Wednesday, July 4.--l spent an hour at the New Dargle, a gentleman's seat four or five miles from Dublin. I have not seen so beautiful a place in the kingdom. It equals the Leasowes in Warwickshire and it greatly exceeds them in situation. All the walks lie on the side of a mountain which commands all Dublin Bay, as well as an extensive and finely variegated land prospect. A little river runs through it, which occasions two cascades at a small distance from each other. Although many places may exceed this in grandeur, I believe none can exceed it in beauty.

Afterward I saw the Parliament House. The House of Lords far exceeds that at Westminster; and the Lord Lieutenant's throne as far exceeds that miserable throne (so called) of the King in the English House of Lords. The House of Commons is a noble room indeed. It is an octagon, wainscoted round with Irish oak, which shames all mahogany, and galleried all round for the convenience of the ladies. The Speaker's chair is far more grand than the throne of the Lord Lieutenant. But what surprised me above all were the kitchens of the House and the large apparatus for good eating. Tables were placed from one end of a large hall to the other; which, it seems, while the Parliament sits, are daily covered with meat at four or five o'clock, for the accommodation of the Members.

Wednesday, 11.--At five I took an affectionate leave of this loving (Irish) people; and, having finished all my business here, in the afternoon I went down with my friends, having taken the whole ship, and went on board the Prince of Wales, one of the Parkgate packets.
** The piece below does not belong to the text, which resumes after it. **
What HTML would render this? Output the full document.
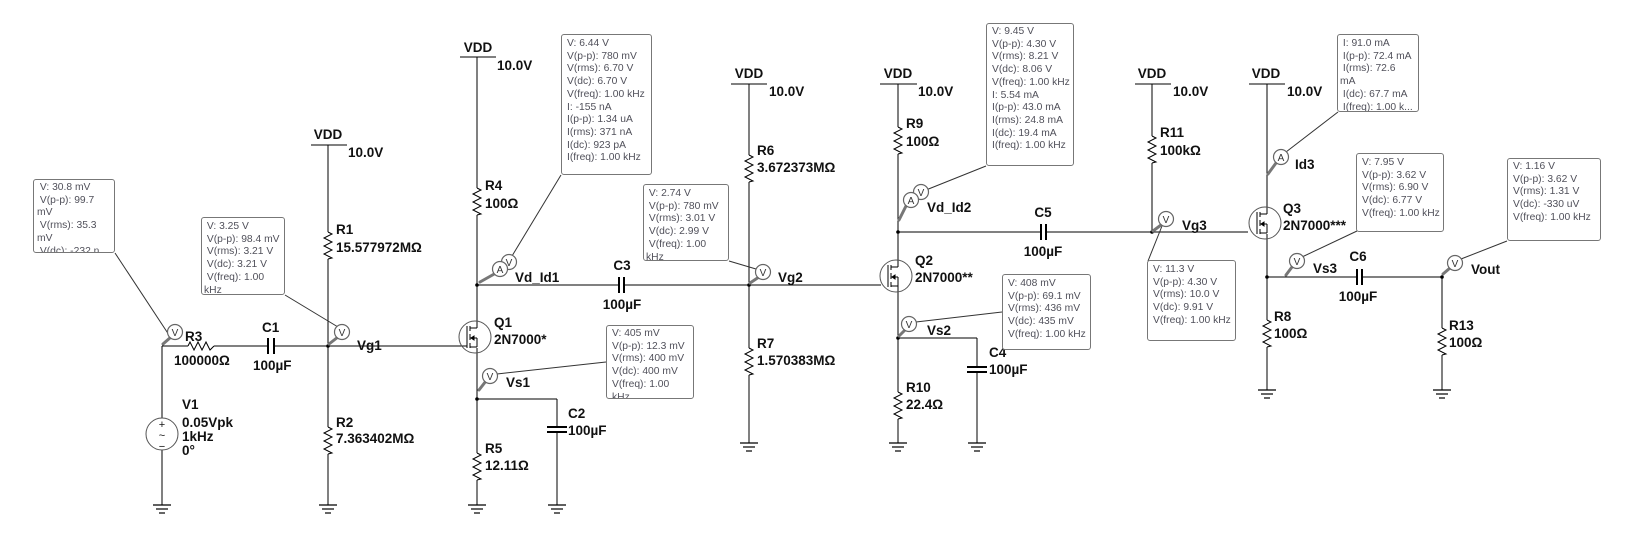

At seven we sailed with a fair, moderate wind. Between nine and ten I lay down, as usual, and slept till nearly four, when I was awakened by an uncommon noise and found the ship lay beating upon a large rock, about a league from Holyhead. The captain, who had not long lain down, leaped up; and, running upon the deck, when he saw how the ship lay, cried out, "Your lives may be saved, but I am undone!" Yet no sailor swore, and no woman cried out. We immediately went to prayer; and presently the ship, I know not how, shot off the rock and pursued her way without any more damage than the wounding a few of her outside planks. About three in the afternoon we came safe to Parkgate; and in the evening went on to Chester.